_PROBLEM STATEMENT_:
Transcribe each line of the records below exactly, excluding any embedded images.

_AVAILABLE RECORDS_:

<<<<

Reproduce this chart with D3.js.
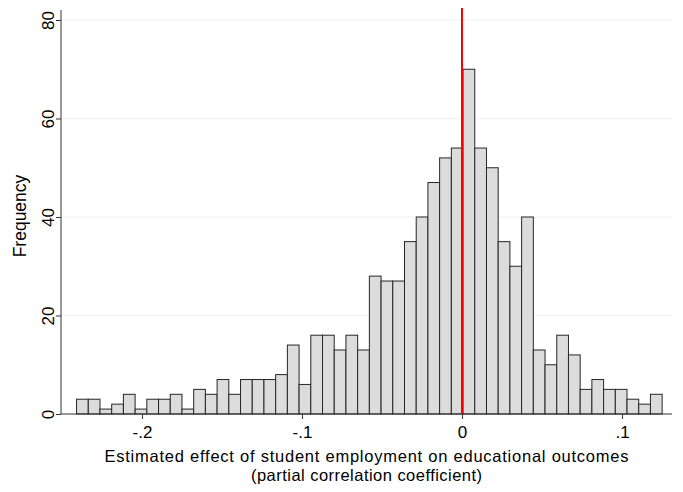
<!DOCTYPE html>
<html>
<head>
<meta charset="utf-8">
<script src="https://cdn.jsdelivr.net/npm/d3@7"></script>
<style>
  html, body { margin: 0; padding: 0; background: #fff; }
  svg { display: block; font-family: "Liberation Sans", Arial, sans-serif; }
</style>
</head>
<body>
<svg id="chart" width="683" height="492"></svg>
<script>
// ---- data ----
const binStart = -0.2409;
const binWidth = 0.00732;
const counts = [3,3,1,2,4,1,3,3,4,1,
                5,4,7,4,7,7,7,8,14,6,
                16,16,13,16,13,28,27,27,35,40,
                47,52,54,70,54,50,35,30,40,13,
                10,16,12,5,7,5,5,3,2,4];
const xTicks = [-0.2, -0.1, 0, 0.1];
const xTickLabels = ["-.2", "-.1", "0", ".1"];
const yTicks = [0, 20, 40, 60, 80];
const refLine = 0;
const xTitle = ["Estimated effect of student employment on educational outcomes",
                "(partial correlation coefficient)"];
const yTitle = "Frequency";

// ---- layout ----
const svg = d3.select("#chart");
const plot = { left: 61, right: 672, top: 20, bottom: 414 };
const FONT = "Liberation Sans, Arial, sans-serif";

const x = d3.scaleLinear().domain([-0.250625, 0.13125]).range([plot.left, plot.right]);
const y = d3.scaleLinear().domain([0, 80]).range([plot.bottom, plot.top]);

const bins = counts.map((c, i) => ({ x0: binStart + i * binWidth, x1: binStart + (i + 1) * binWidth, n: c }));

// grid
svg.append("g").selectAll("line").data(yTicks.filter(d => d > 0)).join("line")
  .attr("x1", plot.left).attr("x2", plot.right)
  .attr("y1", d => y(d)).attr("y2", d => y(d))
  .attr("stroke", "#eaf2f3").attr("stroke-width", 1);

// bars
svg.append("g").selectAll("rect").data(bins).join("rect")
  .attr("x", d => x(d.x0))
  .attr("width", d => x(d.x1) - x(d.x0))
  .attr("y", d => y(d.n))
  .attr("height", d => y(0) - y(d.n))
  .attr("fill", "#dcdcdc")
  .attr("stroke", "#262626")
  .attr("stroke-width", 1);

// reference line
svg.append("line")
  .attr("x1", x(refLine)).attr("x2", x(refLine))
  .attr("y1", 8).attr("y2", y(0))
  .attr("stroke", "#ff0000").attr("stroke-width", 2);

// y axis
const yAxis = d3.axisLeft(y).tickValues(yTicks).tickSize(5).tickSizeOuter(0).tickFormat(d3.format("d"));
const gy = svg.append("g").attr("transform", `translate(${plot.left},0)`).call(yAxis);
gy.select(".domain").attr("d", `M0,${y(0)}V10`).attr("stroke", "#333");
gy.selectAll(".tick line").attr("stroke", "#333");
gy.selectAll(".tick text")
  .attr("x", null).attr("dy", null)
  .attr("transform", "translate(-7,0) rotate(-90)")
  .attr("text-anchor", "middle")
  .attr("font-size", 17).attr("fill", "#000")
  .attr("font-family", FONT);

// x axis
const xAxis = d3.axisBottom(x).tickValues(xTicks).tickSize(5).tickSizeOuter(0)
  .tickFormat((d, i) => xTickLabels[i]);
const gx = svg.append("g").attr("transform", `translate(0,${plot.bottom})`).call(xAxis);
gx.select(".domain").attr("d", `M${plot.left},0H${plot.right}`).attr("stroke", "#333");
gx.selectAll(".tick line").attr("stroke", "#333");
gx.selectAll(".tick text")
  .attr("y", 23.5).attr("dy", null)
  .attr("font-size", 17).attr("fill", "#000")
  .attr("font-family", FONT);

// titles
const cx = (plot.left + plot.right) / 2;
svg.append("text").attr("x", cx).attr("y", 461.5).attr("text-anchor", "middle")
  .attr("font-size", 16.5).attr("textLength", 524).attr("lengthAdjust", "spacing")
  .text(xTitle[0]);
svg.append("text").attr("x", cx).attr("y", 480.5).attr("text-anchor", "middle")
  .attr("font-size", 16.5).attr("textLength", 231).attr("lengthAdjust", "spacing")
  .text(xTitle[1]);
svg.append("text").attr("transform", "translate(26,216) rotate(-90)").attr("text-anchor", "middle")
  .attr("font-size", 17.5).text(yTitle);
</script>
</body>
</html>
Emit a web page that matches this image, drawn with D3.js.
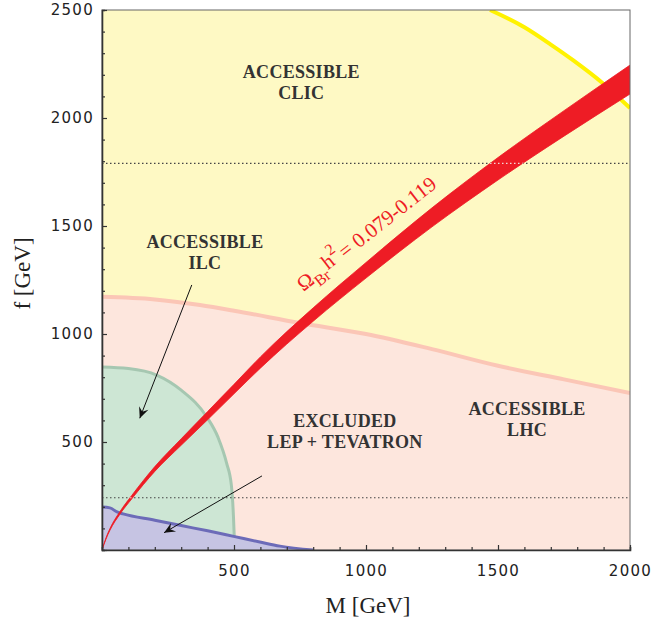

>>>>

_TASK SOLUTION_:
Reproduce this chart with D3.js.
<!DOCTYPE html>
<html>
<head>
<meta charset="utf-8">
<script src="https://cdn.jsdelivr.net/npm/d3@7"></script>
<style>
  html, body { margin: 0; padding: 0; background: #fff; }
  svg { display: block; font-family: "Liberation Sans", Arial, sans-serif; }
</style>
</head>
<body>
<svg id="chart" width="683" height="492"></svg>
<script>
// ---- data ----
const binStart = -0.2409;
const binWidth = 0.00732;
const counts = [3,3,1,2,4,1,3,3,4,1,
                5,4,7,4,7,7,7,8,14,6,
                16,16,13,16,13,28,27,27,35,40,
                47,52,54,70,54,50,35,30,40,13,
                10,16,12,5,7,5,5,3,2,4];
const xTicks = [-0.2, -0.1, 0, 0.1];
const xTickLabels = ["-.2", "-.1", "0", ".1"];
const yTicks = [0, 20, 40, 60, 80];
const refLine = 0;
const xTitle = ["Estimated effect of student employment on educational outcomes",
                "(partial correlation coefficient)"];
const yTitle = "Frequency";

// ---- layout ----
const svg = d3.select("#chart");
const plot = { left: 61, right: 672, top: 20, bottom: 414 };
const FONT = "Liberation Sans, Arial, sans-serif";

const x = d3.scaleLinear().domain([-0.250625, 0.13125]).range([plot.left, plot.right]);
const y = d3.scaleLinear().domain([0, 80]).range([plot.bottom, plot.top]);

const bins = counts.map((c, i) => ({ x0: binStart + i * binWidth, x1: binStart + (i + 1) * binWidth, n: c }));

// grid
svg.append("g").selectAll("line").data(yTicks.filter(d => d > 0)).join("line")
  .attr("x1", plot.left).attr("x2", plot.right)
  .attr("y1", d => y(d)).attr("y2", d => y(d))
  .attr("stroke", "#eaf2f3").attr("stroke-width", 1);

// bars
svg.append("g").selectAll("rect").data(bins).join("rect")
  .attr("x", d => x(d.x0))
  .attr("width", d => x(d.x1) - x(d.x0))
  .attr("y", d => y(d.n))
  .attr("height", d => y(0) - y(d.n))
  .attr("fill", "#dcdcdc")
  .attr("stroke", "#262626")
  .attr("stroke-width", 1);

// reference line
svg.append("line")
  .attr("x1", x(refLine)).attr("x2", x(refLine))
  .attr("y1", 8).attr("y2", y(0))
  .attr("stroke", "#ff0000").attr("stroke-width", 2);

// y axis
const yAxis = d3.axisLeft(y).tickValues(yTicks).tickSize(5).tickSizeOuter(0).tickFormat(d3.format("d"));
const gy = svg.append("g").attr("transform", `translate(${plot.left},0)`).call(yAxis);
gy.select(".domain").attr("d", `M0,${y(0)}V10`).attr("stroke", "#333");
gy.selectAll(".tick line").attr("stroke", "#333");
gy.selectAll(".tick text")
  .attr("x", null).attr("dy", null)
  .attr("transform", "translate(-7,0) rotate(-90)")
  .attr("text-anchor", "middle")
  .attr("font-size", 17).attr("fill", "#000")
  .attr("font-family", FONT);

// x axis
const xAxis = d3.axisBottom(x).tickValues(xTicks).tickSize(5).tickSizeOuter(0)
  .tickFormat((d, i) => xTickLabels[i]);
const gx = svg.append("g").attr("transform", `translate(0,${plot.bottom})`).call(xAxis);
gx.select(".domain").attr("d", `M${plot.left},0H${plot.right}`).attr("stroke", "#333");
gx.selectAll(".tick line").attr("stroke", "#333");
gx.selectAll(".tick text")
  .attr("y", 23.5).attr("dy", null)
  .attr("font-size", 17).attr("fill", "#000")
  .attr("font-family", FONT);

// titles
const cx = (plot.left + plot.right) / 2;
svg.append("text").attr("x", cx).attr("y", 461.5).attr("text-anchor", "middle")
  .attr("font-size", 16.5).attr("textLength", 524).attr("lengthAdjust", "spacing")
  .text(xTitle[0]);
svg.append("text").attr("x", cx).attr("y", 480.5).attr("text-anchor", "middle")
  .attr("font-size", 16.5).attr("textLength", 231).attr("lengthAdjust", "spacing")
  .text(xTitle[1]);
svg.append("text").attr("transform", "translate(26,216) rotate(-90)").attr("text-anchor", "middle")
  .attr("font-size", 17.5).text(yTitle);
</script>
</body>
</html>
Emit a web page that matches this image, drawn with D3.js.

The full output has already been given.